When written well, foreshadowing will warn your reader of the future to come, but it is not always a guarantee. It sets your reader on edge. They recognize these ominous cues but are rooting for your character to succeed. Falling Leaves succeeds in alluding to the betrayals to come, while also encouraging the reader to hope that betrayal won’t occur.

Create a Full Circle

There are different ways to end a story well and Falling Leaves concludes with the Bookend Model—a return to a metaphor employed at the beginning of the book. Adeline concludes her prologue with the metaphor “falling leaves return to their roots,” and she relies on this same metaphor to conclude her overall memoir.

The first two chapters of Falling Leaves introduce Aunt Baba, the woman whom Adeline’s mother entrusted to care for Adeline upon her death. Aunt Baba would become Adeline’s greatest supporter, the voice of encouragement and love when Adeline had no other. Aunt Baba supported Adeline’s quest for independence and her journey to find worth in herself.
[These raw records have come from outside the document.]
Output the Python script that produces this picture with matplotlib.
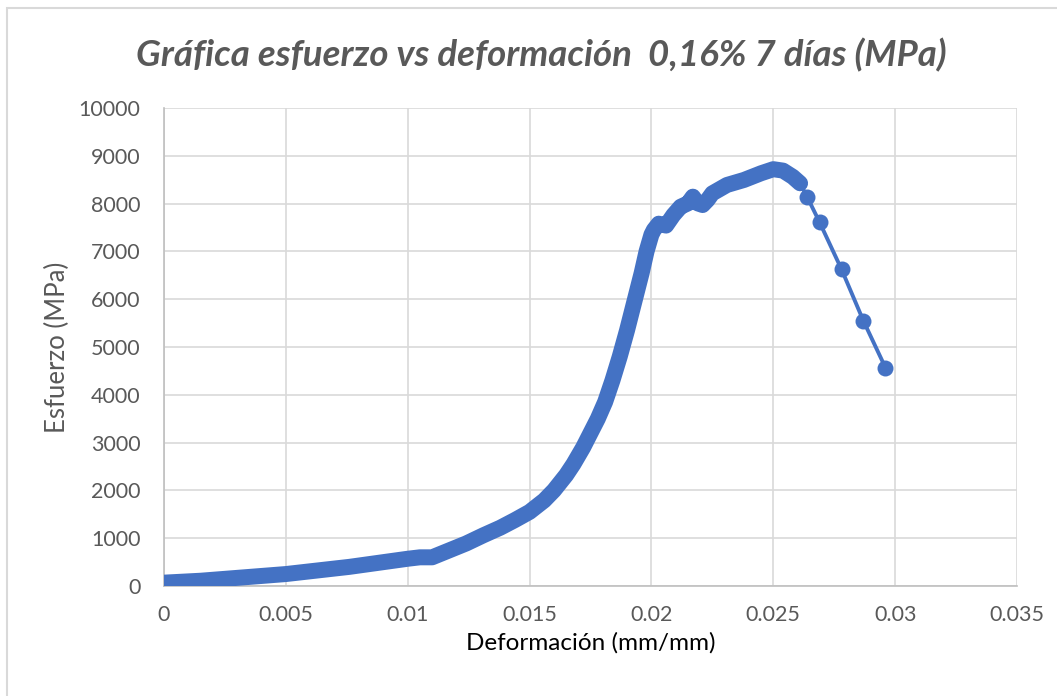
import matplotlib
matplotlib.use('Agg')
import matplotlib.pyplot as plt
from matplotlib.patches import Rectangle

# curva de ensayo (tramo denso de lecturas)
deformacion = [0.0000, 0.0015, 0.0030, 0.0050, 0.0076, 0.0100, 0.0105, 0.0110,
               0.0124, 0.0131, 0.0138, 0.0144, 0.0150, 0.0153, 0.0156, 0.0160,
               0.0165, 0.0168, 0.0172, 0.0175, 0.0178, 0.0181, 0.0184, 0.0187,
               0.0190, 0.0193, 0.0196, 0.0198, 0.0200, 0.0201, 0.0203, 0.0206,
               0.0209, 0.0212, 0.0215, 0.0217, 0.0219, 0.0221, 0.0223, 0.0225,
               0.0231, 0.0238, 0.0245, 0.0250, 0.0254, 0.0258, 0.0261]
esfuerzo = [70, 110, 170, 250, 400, 570, 600, 600,
            890, 1060, 1220, 1380, 1550, 1670, 1790, 2000,
            2320, 2550, 2900, 3200, 3500, 3850, 4300, 4800,
            5350, 5950, 6550, 7000, 7350, 7450, 7580, 7540,
            7760, 7935, 8005, 8145, 8005, 7970, 8075, 8215,
            8390, 8495, 8635, 8720, 8690, 8560, 8425]

# lecturas finales tras la rotura
deformacion_fin = [0.0264, 0.0269, 0.0278, 0.0287, 0.0296]
esfuerzo_fin = [8130, 7610, 6625, 5545, 4570]

xticks = [0, 0.005, 0.01, 0.015, 0.02, 0.025, 0.03, 0.035]
xticklabels = ['0', '0.005', '0.01', '0.015', '0.02', '0.025', '0.03', '0.035']
yticks = list(range(0, 10001, 1000))

azul = '#4472C4'
gris = '#595959'

plt.rcParams['font.family'] = ['Lato', 'DejaVu Sans']

fig = plt.figure(figsize=(10.57, 6.96), dpi=100)
ax = fig.add_axes([164/1057, 1 - 586/696, (1017-164)/1057, (586-108)/696])

# marco del grafico
fig.patches.append(Rectangle((7/1057, -0.1), 1.2, 1 - 8/696 + 0.1, transform=fig.transFigure,
                             fill=False, edgecolor='#d9d9d9', linewidth=1.5))

ms = 11.5
ax.plot(deformacion, esfuerzo, color=azul, lw=ms, solid_capstyle='round',
        solid_joinstyle='round', zorder=3)
ax.plot([deformacion[-1]] + deformacion_fin, [esfuerzo[-1]] + esfuerzo_fin,
        color=azul, lw=2.8, zorder=3)
ax.plot(deformacion_fin, esfuerzo_fin, 'o', color=azul, ms=ms, mew=0, zorder=4)

ax.set_xlim(0, 0.035)
ax.set_ylim(0, 10000)
ax.set_xticks(xticks)
ax.set_xticklabels(xticklabels)
ax.set_yticks(yticks)
ax.tick_params(length=0, labelsize=15.5, labelcolor=gris)
ax.tick_params(axis='y', pad=17)
ax.tick_params(axis='x', pad=14)
ax.grid(True, color='#d9d9d9', lw=1.2)
ax.set_axisbelow(True)
for s in ['top', 'right']:
    ax.spines[s].set_visible(False)
for s in ['left', 'bottom']:
    ax.spines[s].set_color('#bfbfbf')
    ax.spines[s].set_linewidth(1.2)

ax.set_xlabel('Deformación (mm/mm)', fontsize=17.5, color='black', labelpad=5)
ax.set_ylabel('Esfuerzo (MPa)', fontsize=18.5, color=gris, labelpad=6)

fig.text(541/1057, 1 - 55/696, 'Gráfica esfuerzo vs deformación  0,16% 7 días (MPa)',
         fontsize=26.4, style='italic', weight='bold', color=gris, ha='center', va='center')

fig.savefig('out.png', dpi=100)
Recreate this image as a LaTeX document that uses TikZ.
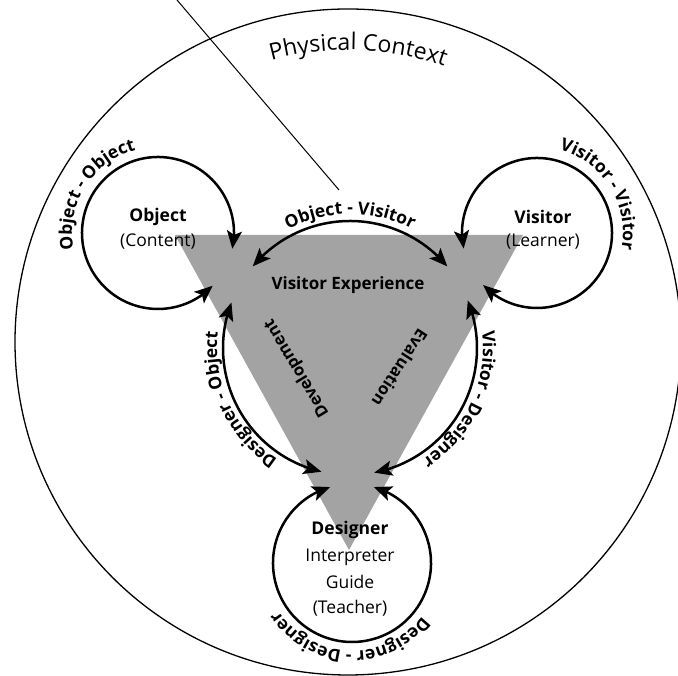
\documentclass[tikz,border=0pt]{standalone}
\usepackage{fontspec}
\setmainfont{Open Sans}
\usetikzlibrary{arrows.meta,decorations.text,bending}
\newcommand{\lblfont}{\fontsize{17.5}{18}\selectfont\bfseries}
\newcommand{\txtfont}{\fontsize{17.5}{22}\selectfont}
\newcommand{\pcfont}{\fontsize{23}{23}\selectfont}
\begin{document}
\begin{tikzpicture}[x=1pt,y=1pt,
  twoway/.style={line width=2.5pt,{Stealth[length=18pt,width=15pt,inset=4pt]}-{Stealth[length=18pt,width=15pt,inset=4pt]}},
  boldtxt/.style={font=\txtfont\bfseries,inner sep=0pt},
  plaintxt/.style={font=\txtfont,inner sep=0pt}]
\clip (0,0) rectangle (678,676);
\useasboundingbox (0,0) rectangle (678,676);
% named centres
\coordinate (bc) at (348,334);
\coordinate (ic) at (350,328);
\coordinate (objc) at (158,443);
\coordinate (visc) at (537,443);
\coordinate (desc) at (352,113);
\coordinate (tl) at (175,441);
\coordinate (tr) at (523,441);
\coordinate (tb) at (349,126);
\coordinate (lt) at (177,676);
\coordinate (lb) at (339,486);
% triangle
\fill[black!36] (tl) -- (tr) -- (tb) -- cycle;
% big circle
\draw[line width=1.3pt] (bc) circle[radius=333];
% pointer line
\draw[line width=1pt] (lt) -- (lb);
% loops
\draw[twoway] ([shift={(-12:76)}]objc) arc[start angle=-12,end angle=316,radius=76];
\draw[twoway] ([shift={(192:75)}]visc) arc[start angle=192,end angle=-136,radius=75];
\draw[twoway] ([shift={(106:79)}]desc) arc[start angle=106,end angle=434,radius=79];
% inner arcs
\draw[twoway] ([shift={(40:127)}]ic) arc[start angle=40,end angle=140,radius=127];
\draw[twoway] ([shift={(159:127)}]ic) arc[start angle=159,end angle=257,radius=127];
\draw[twoway] ([shift={(281:127)}]ic) arc[start angle=281,end angle=382,radius=127];
% node texts
\node[boldtxt] (obj) at (158,459) {Object};
\node[plaintxt] (objsub) at (158,434) {(Content)};
\node[boldtxt] (vis) at (543,459) {Visitor};
\node[plaintxt] (vissub) at (543,434) {(Learner)};
\node[boldtxt,font=\fontsize{17}{17}\selectfont\bfseries] (vexp) at (348,391) {Visitor Experience};
\node[boldtxt] (des) at (350,146) {Designer};
\node[plaintxt] (interp) at (350,119) {Interpreter};
\node[plaintxt] (guide) at (350,94) {Guide};
\node[plaintxt] (teach) at (350,68) {(Teacher)};
\node[font=\fontsize{16.5}{17}\selectfont\bfseries,rotate=121] (dev) at (297,308) {Development};
\node[font=\fontsize{16.5}{17}\selectfont\bfseries,rotate=237] (eva) at (400,308) {Evaluation};
% curved labels
\path[decorate,decoration={text along path,text align=center,text={|\pcfont|Physical Context}}]
  ([shift={(118:292)}]bc) arc[start angle=118,end angle=58,radius=292];
\path[decorate,decoration={text along path,text align=center,text={|\lblfont|Object - Object}}]
  ([shift={(208:86)}]objc) arc[start angle=208,end angle=88,radius=86];
\path[decorate,decoration={text along path,text align=center,text={|\lblfont|Visitor - Visitor}}]
  ([shift={(92:86)}]visc) arc[start angle=92,end angle=-28,radius=86];
\path[decorate,decoration={text along path,text align=center,text={|\lblfont|Object - Visitor}}]
  ([shift={(150:134)}]ic) arc[start angle=150,end angle=30,radius=134];
\path[decorate,decoration={text along path,text align=center,text={|\lblfont|Designer - Object}}]
  ([shift={(265:133)}]ic) arc[start angle=265,end angle=145,radius=133];
\path[decorate,decoration={text along path,text align=center,text={|\lblfont|Visitor - Designer}}]
  ([shift={(35:133)}]ic) arc[start angle=35,end angle=-85,radius=133];
\path[decorate,decoration={text along path,text align=center,text={|\lblfont|Designer - Designer}}]
  ([shift={(-12:88)}]desc) arc[start angle=-12,end angle=-172,radius=88];
\end{tikzpicture}
\end{document}
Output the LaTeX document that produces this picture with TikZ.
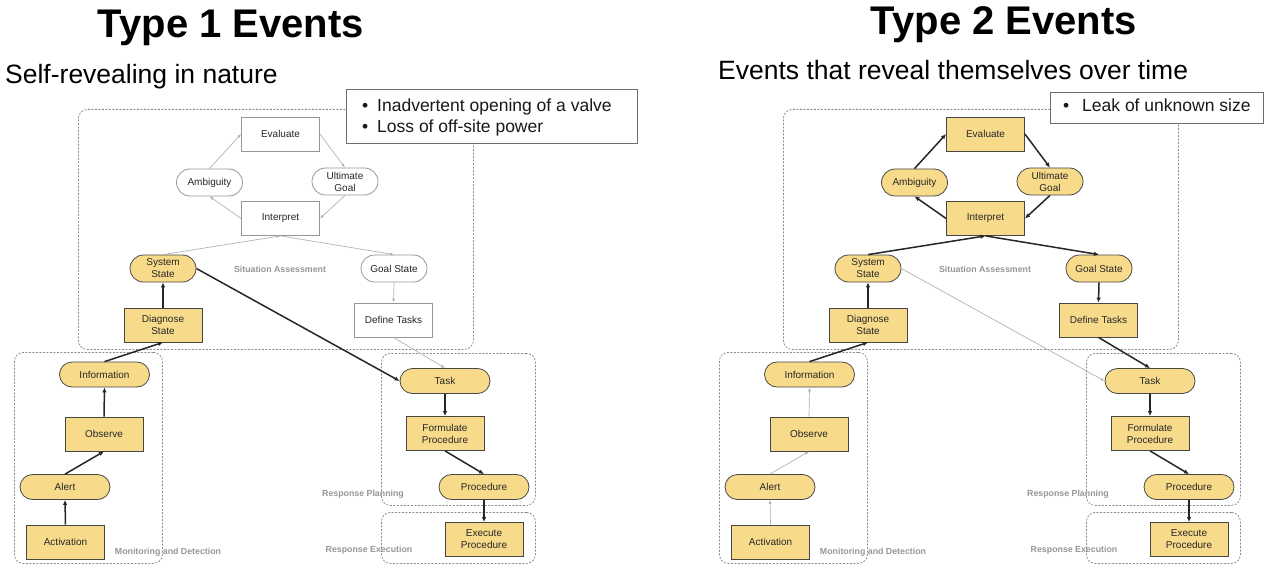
\documentclass[tikz,border=0pt]{standalone}
\usepackage{fontspec}
\setmainfont{Liberation Sans}
\usetikzlibrary{arrows.meta}

\definecolor{nodeyellow}{RGB}{248,219,138}
\definecolor{nodeline}{RGB}{70,70,70}
\definecolor{paleline}{RGB}{150,150,150}
\definecolor{groupline}{RGB}{140,140,140}
\definecolor{grouptext}{RGB}{150,150,150}
\definecolor{softarrow}{RGB}{178,178,178}
\definecolor{noteline}{RGB}{110,110,110}

\newcommand{\bulletmark}{\makebox[15pt][l]{•}}

\begin{document}
\begin{tikzpicture}[x=1pt,y=-1pt,
  every node/.style={inner sep=0pt},
  nodetext/.style={font=\fontsize{10}{12}\selectfont, align=center, text=black!85, line width=0.8pt},
  yel/.style={fill=nodeyellow, draw=nodeline},
  wht/.style={fill=white, draw=paleline},
  sq/.style={nodetext, rectangle, minimum width=78pt, minimum height=34pt},
  pill/.style={nodetext, rectangle, rounded corners=12.5pt, minimum width=90pt, minimum height=25pt},
  spill/.style={nodetext, rectangle, rounded corners=13.5pt, minimum width=66pt, minimum height=27pt},
  strong/.style={draw=black!85, line width=1.5pt, -{Latex[length=5pt,width=4.5pt]}},
  faint/.style={draw=softarrow, line width=0.7pt, -{Latex[length=4pt,width=3pt]}},
  group/.style={draw=groupline, line width=0.8pt, dash pattern=on 2pt off 1.5pt, rounded corners=9pt, anchor=north west},
  grouplabel/.style={font=\fontsize{8.8}{10}\selectfont\bfseries, text=grouptext},
  note/.style={draw=noteline, fill=white, line width=1pt, anchor=north west},
  notetext/.style={font=\fontsize{17.5}{21}\selectfont, text=black!90, anchor=base west},
  title/.style={font=\fontsize{40}{44}\selectfont\bfseries, anchor=base},
  subtitle/.style={font=\fontsize{26.5}{30}\selectfont, anchor=base west}
]
\useasboundingbox (0,0) rectangle (1265,564);

% ---------------- Type 1 ----------------
\node[title] (T1) at (231,38) {Type 1 Events};
\node[subtitle] (S1) at (5,84) {Self-revealing in nature};

% stage frames
\node[group, minimum width=395pt, minimum height=240pt] (Lsit) at (78,109) {};
\node[group, minimum width=148pt, minimum height=211pt] (Lmon) at (14,352) {};
\node[group, minimum width=154pt, minimum height=152pt] (Lplan) at (381,353) {};
\node[group, minimum width=154pt, minimum height=51pt] (Lexe) at (381,512) {};

\node[grouplabel] (LsitL) at (280,269) {Situation Assessment};
\node[grouplabel] (LmonL) at (168,552) {Monitoring and Detection};
\node[grouplabel] (LplanL) at (363,494) {Response Planning};
\node[grouplabel] (LexeL) at (369,550) {Response Execution};

% example events
\node[note, minimum width=291pt, minimum height=54pt] (Lnote) at (346,89) {};
\node[notetext] (Lnote1) at (362,112) {\bulletmark Inadvertent opening of a valve};
\node[notetext] (Lnote2) at (362,133) {\bulletmark Loss of off-site power};

% activities and states
\node[sq, wht] (Leval) at (280.5,134) {Evaluate};
\node[spill, wht] (Lamb) at (209.5,182.5) {Ambiguity};
\node[spill, wht] (Lult) at (345,181.5) {Ultimate\\Goal};
\node[sq, wht] (Linterp) at (280.5,218.5) {Interpret};
\node[spill, yel] (Lsys) at (163,268.5) {System\\State};
\node[spill, wht] (Lgoal) at (394,268.5) {Goal State};
\node[sq, yel] (Ldiag) at (163,325) {Diagnose\\State};
\node[sq, wht] (Ldef) at (393.5,320) {Define Tasks};
\node[pill, yel] (Linfo) at (104.5,374.5) {Information};
\node[sq, yel] (Lobs) at (104,434) {Observe};
\node[pill, yel] (Lalert) at (65,487) {Alert};
\node[sq, yel] (Lact) at (65.5,542) {Activation};
\node[pill, yel] (Ltask) at (445,381) {Task};
\node[sq, yel] (Lform) at (445,433.5) {Formulate\\Procedure};
\node[pill, yel] (Lproc) at (484,487) {Procedure};
\node[sq, yel] (Lexec) at (484,539.5) {Execute\\Procedure};

% connectors
\draw[faint] (Leval.east) -- (Lult.north);
\draw[faint] (Lult.south) -- (Linterp.east);
\draw[faint] (Linterp.west) -- (Lamb.south);
\draw[faint] (Lamb.north) -- (Leval.west);
\draw[faint] (Lsys.north) -- (Linterp.south);
\draw[faint] (Linterp.south) -- (Lgoal.north);
\draw[faint] (Lgoal.south) -- (Ldef.north);
\draw[faint] (Ldef.south) -- (Ltask.north);
\draw[strong] (Lsys.east) -- (Ltask.west);
\draw[strong] (Ldiag.north) -- (Lsys.south);
\draw[strong] (Linfo.north) -- (Ldiag.south);
\draw[strong] (Lobs.north) -- (Linfo.south);
\draw[strong] (Lalert.north) -- (Lobs.south);
\draw[strong] (Lact.north) -- (Lalert.south);
\draw[strong] (Ltask.south) -- (Lform.north);
\draw[strong] (Lform.south) -- (Lproc.north);
\draw[strong] (Lproc.south) -- (Lexec.north);

% ---------------- Type 2 ----------------
\node[title] (T2) at (1004,35) {Type 2 Events};
\node[subtitle] (S2) at (718,80) {Events that reveal themselves over time};

% stage frames
\node[group, minimum width=395pt, minimum height=240pt] (Rsit) at (783,109) {};
\node[group, minimum width=148pt, minimum height=211pt] (Rmon) at (719,352) {};
\node[group, minimum width=154pt, minimum height=152pt] (Rplan) at (1086,353) {};
\node[group, minimum width=154pt, minimum height=51pt] (Rexe) at (1086,512) {};

\node[grouplabel] (RsitL) at (985,269) {Situation Assessment};
\node[grouplabel] (RmonL) at (873,552) {Monitoring and Detection};
\node[grouplabel] (RplanL) at (1068,494) {Response Planning};
\node[grouplabel] (RexeL) at (1074,550) {Response Execution};

% example event
\node[note, minimum width=213pt, minimum height=31pt] (Rnote) at (1050,92) {};
\node[notetext] (Rnote1) at (1063,112) {\makebox[19pt][l]{•}Leak of unknown size};

% activities and states
\node[sq, yel] (Reval) at (985.5,134) {Evaluate};
\node[spill, yel] (Ramb) at (914.5,182.5) {Ambiguity};
\node[spill, yel] (Rult) at (1050,181.5) {Ultimate\\Goal};
\node[sq, yel] (Rinterp) at (985.5,218.5) {Interpret};
\node[spill, yel] (Rsys) at (868,268.5) {System\\State};
\node[spill, yel] (Rgoal) at (1099,268.5) {Goal State};
\node[sq, yel] (Rdiag) at (868,325) {Diagnose\\State};
\node[sq, yel] (Rdef) at (1098.5,320) {Define Tasks};
\node[pill, yel] (Rinfo) at (809.5,374.5) {Information};
\node[sq, yel] (Robs) at (809,434) {Observe};
\node[pill, yel] (Ralert) at (770,487) {Alert};
\node[sq, yel] (Ract) at (770.5,542) {Activation};
\node[pill, yel] (Rtask) at (1150,381) {Task};
\node[sq, yel] (Rform) at (1150,433.5) {Formulate\\Procedure};
\node[pill, yel] (Rproc) at (1189,487) {Procedure};
\node[sq, yel] (Rexec) at (1189,539.5) {Execute\\Procedure};

% connectors
\draw[strong] (Reval.east) -- (Rult.north);
\draw[strong] (Rult.south) -- (Rinterp.east);
\draw[strong] (Rinterp.west) -- (Ramb.south);
\draw[strong] (Ramb.north) -- (Reval.west);
\draw[strong] (Rsys.north) -- (Rinterp.south);
\draw[strong] (Rinterp.south) -- (Rgoal.north);
\draw[strong] (Rgoal.south) -- (Rdef.north);
\draw[strong] (Rdef.south) -- (Rtask.north);
\draw[faint] (Rsys.east) -- (Rtask.west);
\draw[strong] (Rdiag.north) -- (Rsys.south);
\draw[strong] (Rinfo.north) -- (Rdiag.south);
\draw[faint] (Robs.north) -- (Rinfo.south);
\draw[faint] (Ralert.north) -- (Robs.south);
\draw[faint] (Ract.north) -- (Ralert.south);
\draw[strong] (Rtask.south) -- (Rform.north);
\draw[strong] (Rform.south) -- (Rproc.north);
\draw[strong] (Rproc.south) -- (Rexec.north);
\end{tikzpicture}
\end{document}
Falling Leaves concludes with the death of Aunt Baba in Shanghai (where Adeline grew up) and Adeline’s realization that she was always worthy of being loved. As Adeline puts it, her story has come full circle, or “falling leaves return to their roots.” She may have adapted to Western society and taken residence in the United States, but her heritage will always remain important to her.

A well-written story with insight to the political and cultural turmoil of China throughout the 20th-century, Falling Leaves carries a beautiful message of courage and the will to survive in the face of adversity. While Adeline’s life may be an anomaly to most Americans, her message resounds with any reader. And it encourages the reader to keep fighting, even when life seems too grim.